Glanzloser Sieg für Hugo Chávez

Ohne Beteiligung der rechten Oppositionsparteien und mit nur 25 Prozent Wahlbeteiligung gewinnt die Partei von Venezuelas Präsident eine Zweidrittelmehrheit. Die Regierung verspricht Versöhnung, die Opposition außerparlamentarische Kämpfe

VON GERHARD DILGER

Nachdem die rechte Opposition die Parlamentswahlen vom Sonntag boykottiert hatte, besteht Venezuelas künftige Nationalversammlung ausschließlich aus Anhängern des Präsidenten. Die Chávez-Partei „Bewegung Fünfte Republik“ erhält nach Angaben des Parlamentariers William Lara 114 von 167 Mandaten. Damit verfügt sie über die für Verfassungsänderungen und Besetzungen von Schlüsselpositionen nötige Zweidrittelmehrheit. Die übrigen Sitze gehen voraussichtlich an kleinere verbündete Parteien.

„Die alten Parteien sind schon tot“, sagte Hugo Chávez vorgestern Mittag, nachdem er mit einem Enkel im Arm seine Stimme für die venezolanischen Parlamentswahlen in die Urne geworfen hatte. „Vielleicht akzeptieren sie es ja im Innersten ihrer Seele, im Unterbewusstsein, und haben deshalb so gehandelt. Sie haben ihren Tod beschleunigt, um in die Annalen der politischen Geschichte einzugehen und neuen Leuten, neuen Ideen Platz zu machen.“ Das klang wie ein Abgesang vor allem auf jene beiden Traditionsparteien, die jahrzehntelang die Geschicke Venezuelas bestimmt hatten, bevor sie 1998 von der chavistischen Welle überrollt wurden: die Sozialdemokraten der „Demokratischen Aktion“ (AD) und die christdemokratische Copei.

Ein amtliches Endergebnis lag bis Redaktionsschluss noch nicht vor. Es handelt sich also kaum um den „schnellsten und sichersten Wahlprozess des Kontinents“, wie Chávez behauptete. Unklar war auch das genaue Ausmaß der Wahlenthaltung. Nach Auszählung von vier Fünfteln der Wahllokale lag die Wahlbeteiligung bei 25 Prozent. Selbst diese Zahl hält der Journalist und Ex-Minister Teodoro Petkoff noch für zu hoch gegriffen.

Zudem seien selbst manche Chávez-Anhänger durch dessen Regierungsstil verunsichert, vermutet Petkoff, ein Parteigründer der ebenfalls oppositionellen „Bewegung zum Sozialismus“ MAS, der mit einer Präsidentschaftskandidatur im kommenden Jahr liebäugelt.
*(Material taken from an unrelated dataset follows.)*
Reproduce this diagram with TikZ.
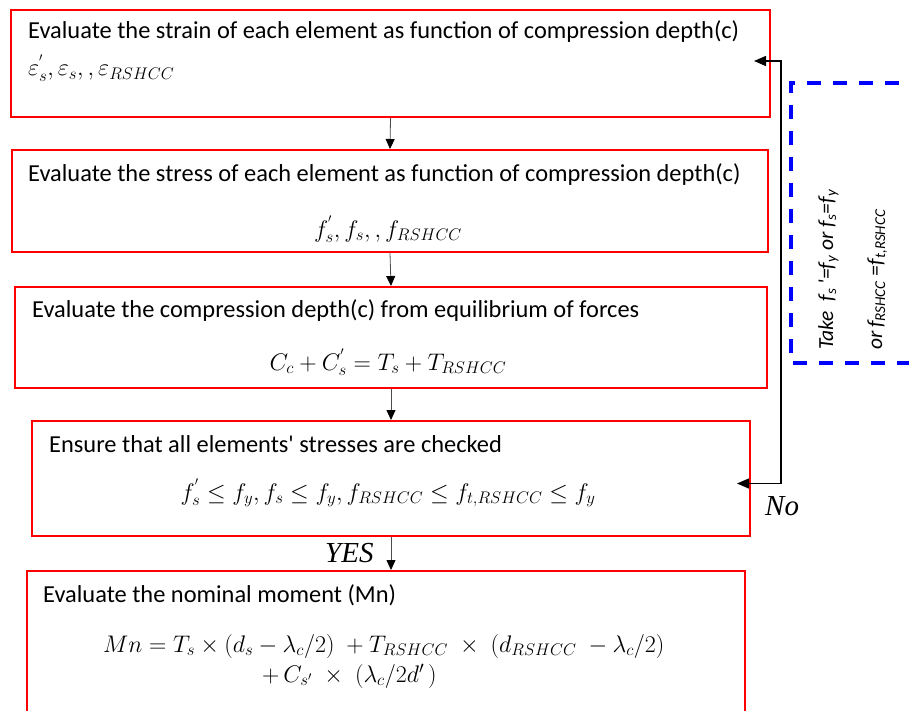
\RequirePackage{fix-cm}
\documentclass[tikz,border=0pt]{standalone}
\usepackage{fontspec}
\setmainfont{Carlito}
\newfontfamily\labelfont{Liberation Serif}
\usetikzlibrary{arrows.meta}

\tikzset{
  stepbox/.style={draw=red, line width=2pt, anchor=north west, inner sep=0pt},
  boxtext/.style={anchor=base west, inner sep=0pt, font=\fontsize{24.4}{28}\selectfont},
  boxmath/.style={anchor=base, inner sep=0pt, font=\fontsize{24}{28}\selectfont},
  flowarrow/.style={draw=black!70, line width=0.8pt, -{Triangle[width=9pt,length=10pt,color=black]}},
  backarrow/.style={draw=black, line width=1.4pt, {Triangle[width=10pt,length=12pt]}-{Triangle[width=10pt,length=12pt]}},
  yesno/.style={anchor=base west, inner sep=0pt, font=\labelfont\itshape\fontsize{29}{32}\selectfont},
  sidetext/.style={anchor=base west, inner sep=0pt, rotate=90, font=\itshape\fontsize{21.5}{24}\selectfont}
}

\begin{document}
\begin{tikzpicture}[x=1pt,y=-1pt]
  \path[use as bounding box, clip] (0,0) rectangle (909,711);

  % Box 1: strain
  \node[stepbox, minimum width=759pt, minimum height=107pt] (b1) at (10,9) {};
  \node[boxtext] (t1) at (28,39) {Evaluate the strain of each element as function of compression depth(c)};
  \node[boxtext, font=\fontsize{24}{28}\selectfont] (m1) at (28,76) {$\varepsilon_s^{'}, \varepsilon_s, , \varepsilon_{RSHCC}$};

  % Box 2: stress
  \node[stepbox, minimum width=756pt, minimum height=102pt] (b2) at (11,149) {};
  \node[boxtext] (t2) at (28,182) {Evaluate the stress of each element as function of compression depth(c)};
  \node[boxmath] (m2) at (388,237) {$f_s^{'}, f_s, , f_{RSHCC}$};

  % Box 3: equilibrium
  \node[stepbox, minimum width=752pt, minimum height=101pt] (b3) at (14,286) {};
  \node[boxtext] (t3) at (32,317) {Evaluate the compression depth(c) from equilibrium of forces};
  \node[boxmath] (m3) at (388,370) {$C_c + C_s^{'} = T_s + T_{RSHCC}$};

  % Box 4: check
  \node[stepbox, minimum width=718pt, minimum height=115pt] (b4) at (31,420) {};
  \node[boxtext] (t4) at (49,452) {Ensure that all elements\textquotesingle{} stresses are checked};
  \node[boxmath] (m4) at (388,500) {$f_s^{'} \leq f_y, f_s \leq f_y, f_{RSHCC} \leq f_{t,RSHCC} \leq f_y$};

  % Box 5: nominal moment (runs off the page)
  \node[stepbox, minimum width=718pt, minimum height=180pt] (b5) at (26,570) {};
  \node[boxtext] (t5) at (43,602) {Evaluate the nominal moment (Mn)};
  \node[boxtext, align=left, font=\fontsize{24}{30}\selectfont] (m5) at (103,682)
    {$Mn = T_s \times (d_s - \lambda_c/2)\; + T_{RSHCC}\; \times\; (d_{RSHCC}\; - \lambda_c/2)$\\
     \hspace*{159pt}$+\, C_{s'}\; \times\; (\lambda_c/2d'\,)$};

  % Down arrows
  \foreach \a/\b in {b1/b2, b2/b3, b3/b4}
    \draw[flowarrow] (\a.south) -- (\b.north);
  \draw[flowarrow] (b4.south) -- (b4.south |- b5.north);
  \node[yesno] (yes) at (325,562) {YES};

  % Feedback loop
  \coordinate (turn) at (781,300);
  \coordinate (fb4) at ([xshift=-14pt,yshift=-5pt]b4.east);
  \coordinate (fb1) at ([xshift=-17pt,yshift=2.5pt]b1.east);
  \draw[backarrow] (fb4) -- (fb4 -| turn) -- (fb1 -| turn) -- (fb1);
  \node[yesno] (no) at (765,515) {No};

  % Dashed note
  \draw[blue, line width=3.5pt, dash pattern=on 14pt off 12pt] (925,83) -- (791,83) -- (791,363) -- (925,363);
  \node[sidetext] (take) at (833,350) {Take\ \ \textit{f}\textsubscript{s}\,\textquotesingle=\textit{f}\textsubscript{y} or \textit{f}\textsubscript{s}=\textit{f}\textsubscript{y}};
  \node[sidetext] (orf) at (882,350) {or\,\textit{f}\textsubscript{RSHCC} =\textit{f}\textsubscript{t,RSHCC}};
\end{tikzpicture}
\end{document}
Auch Chávez möchte im Dezember 2006 nicht ohne Gegner bleiben. Ausdrücklich lobte er drei prominente Politiker der oppositionellen Linken, die sich an der Wahl beteiligten: „Hoffentlich haben Sie die Kraft, die Intelligenz und Fähigkeit, die Kräfte der Opposition neu zu bündeln.“

Vizepräsident José Vicente Rangel, der die Wahlboykotteure in der letzten Woche attackiert hatte, zeigte sich ebenfalls versöhnlich. Er forderte „alle Sektoren“ auf, sich bald an einen Tisch mit der Regierung zu setzen, um „über die großen nationalen Themen zu diskutieren“. Den Versöhnungsaufruf des Erzbischofs von Caracas, Jorge Urosa, lobte Rangel in höchsten Tönen.

Die Wahlboykotteure setzten hingegen weiter auf Konfrontation. Am Wahlsonntag habe auf den Straßen des Landes „Friedhofsruhe“ geherrscht, sagte AD-Generalsekretär Henry Ramos Allup. Die neue Nationalversammlung habe keinerlei Legitimation. Die Sozialdemokraten seien von nun an zur außerparlamentarischen Opposition bereit: „Wir sind in den Gewerkschaften, den Universitäten, den Unternehmerverbänden und in den Stadtteilen präsent.“

Nach Ansicht von María Corina Machado von der bürgerlichen Wahlüberwachungsinitiative „Súmate“ zeigt die niedrige Wahlbeteiligung, dass die VenezolanerInnen dem von Chavistas kontrollierten nationalen Wahlrat nicht vertraut hätten. Für einen von der Opposition heraufbeschworenen „Wahlbetrug“ gab es jedoch keinerlei Anzeichen. Von den gut 200 von der EU und der Organisation Amerikanischer Staaten entsandten Wahlbeobachtern lag zunächst keine offizielle Stellungnahme vor.